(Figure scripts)
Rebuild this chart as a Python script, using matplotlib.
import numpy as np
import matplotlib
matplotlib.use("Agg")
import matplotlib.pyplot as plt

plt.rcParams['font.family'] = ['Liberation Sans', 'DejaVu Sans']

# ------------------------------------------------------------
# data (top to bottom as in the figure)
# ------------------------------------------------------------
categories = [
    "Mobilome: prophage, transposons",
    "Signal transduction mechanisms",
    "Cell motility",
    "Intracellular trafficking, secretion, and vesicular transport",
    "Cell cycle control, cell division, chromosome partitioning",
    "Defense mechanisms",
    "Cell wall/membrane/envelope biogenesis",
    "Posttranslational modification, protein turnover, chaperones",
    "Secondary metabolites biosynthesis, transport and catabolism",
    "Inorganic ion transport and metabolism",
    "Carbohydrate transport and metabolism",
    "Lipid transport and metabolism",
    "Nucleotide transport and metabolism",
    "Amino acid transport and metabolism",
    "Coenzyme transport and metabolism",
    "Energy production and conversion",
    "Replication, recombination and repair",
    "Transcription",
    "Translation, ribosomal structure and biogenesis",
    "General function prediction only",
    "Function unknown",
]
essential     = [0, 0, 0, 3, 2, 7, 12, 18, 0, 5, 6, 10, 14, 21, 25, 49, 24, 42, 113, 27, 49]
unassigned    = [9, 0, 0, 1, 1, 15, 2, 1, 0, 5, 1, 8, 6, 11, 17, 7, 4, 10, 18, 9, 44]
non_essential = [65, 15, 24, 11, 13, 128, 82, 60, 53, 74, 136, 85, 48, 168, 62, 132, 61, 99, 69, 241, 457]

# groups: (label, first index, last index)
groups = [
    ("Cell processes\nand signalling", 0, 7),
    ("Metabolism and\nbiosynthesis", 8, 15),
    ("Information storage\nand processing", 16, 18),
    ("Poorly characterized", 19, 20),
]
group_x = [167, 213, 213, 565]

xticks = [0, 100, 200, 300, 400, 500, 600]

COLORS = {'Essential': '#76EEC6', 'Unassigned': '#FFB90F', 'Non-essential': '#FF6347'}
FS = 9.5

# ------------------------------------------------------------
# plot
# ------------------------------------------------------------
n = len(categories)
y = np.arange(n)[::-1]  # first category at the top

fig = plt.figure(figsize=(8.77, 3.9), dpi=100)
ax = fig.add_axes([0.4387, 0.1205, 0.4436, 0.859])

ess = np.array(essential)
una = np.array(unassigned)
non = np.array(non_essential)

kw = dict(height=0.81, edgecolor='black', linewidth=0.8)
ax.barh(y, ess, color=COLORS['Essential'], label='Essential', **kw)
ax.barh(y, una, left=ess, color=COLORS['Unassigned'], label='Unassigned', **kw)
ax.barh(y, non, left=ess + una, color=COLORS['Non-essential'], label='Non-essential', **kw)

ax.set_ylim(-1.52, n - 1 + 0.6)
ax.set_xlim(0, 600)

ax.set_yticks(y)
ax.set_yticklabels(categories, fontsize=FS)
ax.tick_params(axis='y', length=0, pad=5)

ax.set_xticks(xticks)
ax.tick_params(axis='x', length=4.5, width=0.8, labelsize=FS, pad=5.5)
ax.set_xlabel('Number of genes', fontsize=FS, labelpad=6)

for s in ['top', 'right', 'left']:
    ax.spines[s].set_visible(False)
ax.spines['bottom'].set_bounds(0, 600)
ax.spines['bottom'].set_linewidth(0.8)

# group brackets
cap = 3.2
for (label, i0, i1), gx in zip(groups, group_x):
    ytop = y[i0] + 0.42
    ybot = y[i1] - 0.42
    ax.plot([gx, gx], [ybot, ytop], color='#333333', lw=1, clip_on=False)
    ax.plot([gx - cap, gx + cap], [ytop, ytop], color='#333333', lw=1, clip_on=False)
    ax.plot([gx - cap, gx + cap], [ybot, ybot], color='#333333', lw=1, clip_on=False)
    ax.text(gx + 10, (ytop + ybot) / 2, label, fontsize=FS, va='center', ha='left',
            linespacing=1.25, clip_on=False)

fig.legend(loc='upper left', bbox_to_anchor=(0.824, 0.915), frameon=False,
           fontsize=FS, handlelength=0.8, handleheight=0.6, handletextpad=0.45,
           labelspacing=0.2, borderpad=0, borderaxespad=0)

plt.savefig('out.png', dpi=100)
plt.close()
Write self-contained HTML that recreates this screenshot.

- Given exercise -
The lines above should be duplicated exactly.

- Complete output -
Rebuild this chart as a Python script, using matplotlib.
import numpy as np
import matplotlib
matplotlib.use("Agg")
import matplotlib.pyplot as plt

plt.rcParams['font.family'] = ['Liberation Sans', 'DejaVu Sans']

# ------------------------------------------------------------
# data (top to bottom as in the figure)
# ------------------------------------------------------------
categories = [
    "Mobilome: prophage, transposons",
    "Signal transduction mechanisms",
    "Cell motility",
    "Intracellular trafficking, secretion, and vesicular transport",
    "Cell cycle control, cell division, chromosome partitioning",
    "Defense mechanisms",
    "Cell wall/membrane/envelope biogenesis",
    "Posttranslational modification, protein turnover, chaperones",
    "Secondary metabolites biosynthesis, transport and catabolism",
    "Inorganic ion transport and metabolism",
    "Carbohydrate transport and metabolism",
    "Lipid transport and metabolism",
    "Nucleotide transport and metabolism",
    "Amino acid transport and metabolism",
    "Coenzyme transport and metabolism",
    "Energy production and conversion",
    "Replication, recombination and repair",
    "Transcription",
    "Translation, ribosomal structure and biogenesis",
    "General function prediction only",
    "Function unknown",
]
essential     = [0, 0, 0, 3, 2, 7, 12, 18, 0, 5, 6, 10, 14, 21, 25, 49, 24, 42, 113, 27, 49]
unassigned    = [9, 0, 0, 1, 1, 15, 2, 1, 0, 5, 1, 8, 6, 11, 17, 7, 4, 10, 18, 9, 44]
non_essential = [65, 15, 24, 11, 13, 128, 82, 60, 53, 74, 136, 85, 48, 168, 62, 132, 61, 99, 69, 241, 457]

# groups: (label, first index, last index)
groups = [
    ("Cell processes\nand signalling", 0, 7),
    ("Metabolism and\nbiosynthesis", 8, 15),
    ("Information storage\nand processing", 16, 18),
    ("Poorly characterized", 19, 20),
]
group_x = [167, 213, 213, 565]

xticks = [0, 100, 200, 300, 400, 500, 600]

COLORS = {'Essential': '#76EEC6', 'Unassigned': '#FFB90F', 'Non-essential': '#FF6347'}
FS = 9.5

# ------------------------------------------------------------
# plot
# ------------------------------------------------------------
n = len(categories)
y = np.arange(n)[::-1]  # first category at the top

fig = plt.figure(figsize=(8.77, 3.9), dpi=100)
ax = fig.add_axes([0.4387, 0.1205, 0.4436, 0.859])

ess = np.array(essential)
una = np.array(unassigned)
non = np.array(non_essential)

kw = dict(height=0.81, edgecolor='black', linewidth=0.8)
ax.barh(y, ess, color=COLORS['Essential'], label='Essential', **kw)
ax.barh(y, una, left=ess, color=COLORS['Unassigned'], label='Unassigned', **kw)
ax.barh(y, non, left=ess + una, color=COLORS['Non-essential'], label='Non-essential', **kw)

ax.set_ylim(-1.52, n - 1 + 0.6)
ax.set_xlim(0, 600)

ax.set_yticks(y)
ax.set_yticklabels(categories, fontsize=FS)
ax.tick_params(axis='y', length=0, pad=5)

ax.set_xticks(xticks)
ax.tick_params(axis='x', length=4.5, width=0.8, labelsize=FS, pad=5.5)
ax.set_xlabel('Number of genes', fontsize=FS, labelpad=6)

for s in ['top', 'right', 'left']:
    ax.spines[s].set_visible(False)
ax.spines['bottom'].set_bounds(0, 600)
ax.spines['bottom'].set_linewidth(0.8)

# group brackets
cap = 3.2
for (label, i0, i1), gx in zip(groups, group_x):
    ytop = y[i0] + 0.42
    ybot = y[i1] - 0.42
    ax.plot([gx, gx], [ybot, ytop], color='#333333', lw=1, clip_on=False)
    ax.plot([gx - cap, gx + cap], [ytop, ytop], color='#333333', lw=1, clip_on=False)
    ax.plot([gx - cap, gx + cap], [ybot, ybot], color='#333333', lw=1, clip_on=False)
    ax.text(gx + 10, (ytop + ybot) / 2, label, fontsize=FS, va='center', ha='left',
            linespacing=1.25, clip_on=False)

fig.legend(loc='upper left', bbox_to_anchor=(0.824, 0.915), frameon=False,
           fontsize=FS, handlelength=0.8, handleheight=0.6, handletextpad=0.45,
           labelspacing=0.2, borderpad=0, borderaxespad=0)

plt.savefig('out.png', dpi=100)
plt.close()
Write self-contained HTML that recreates this screenshot.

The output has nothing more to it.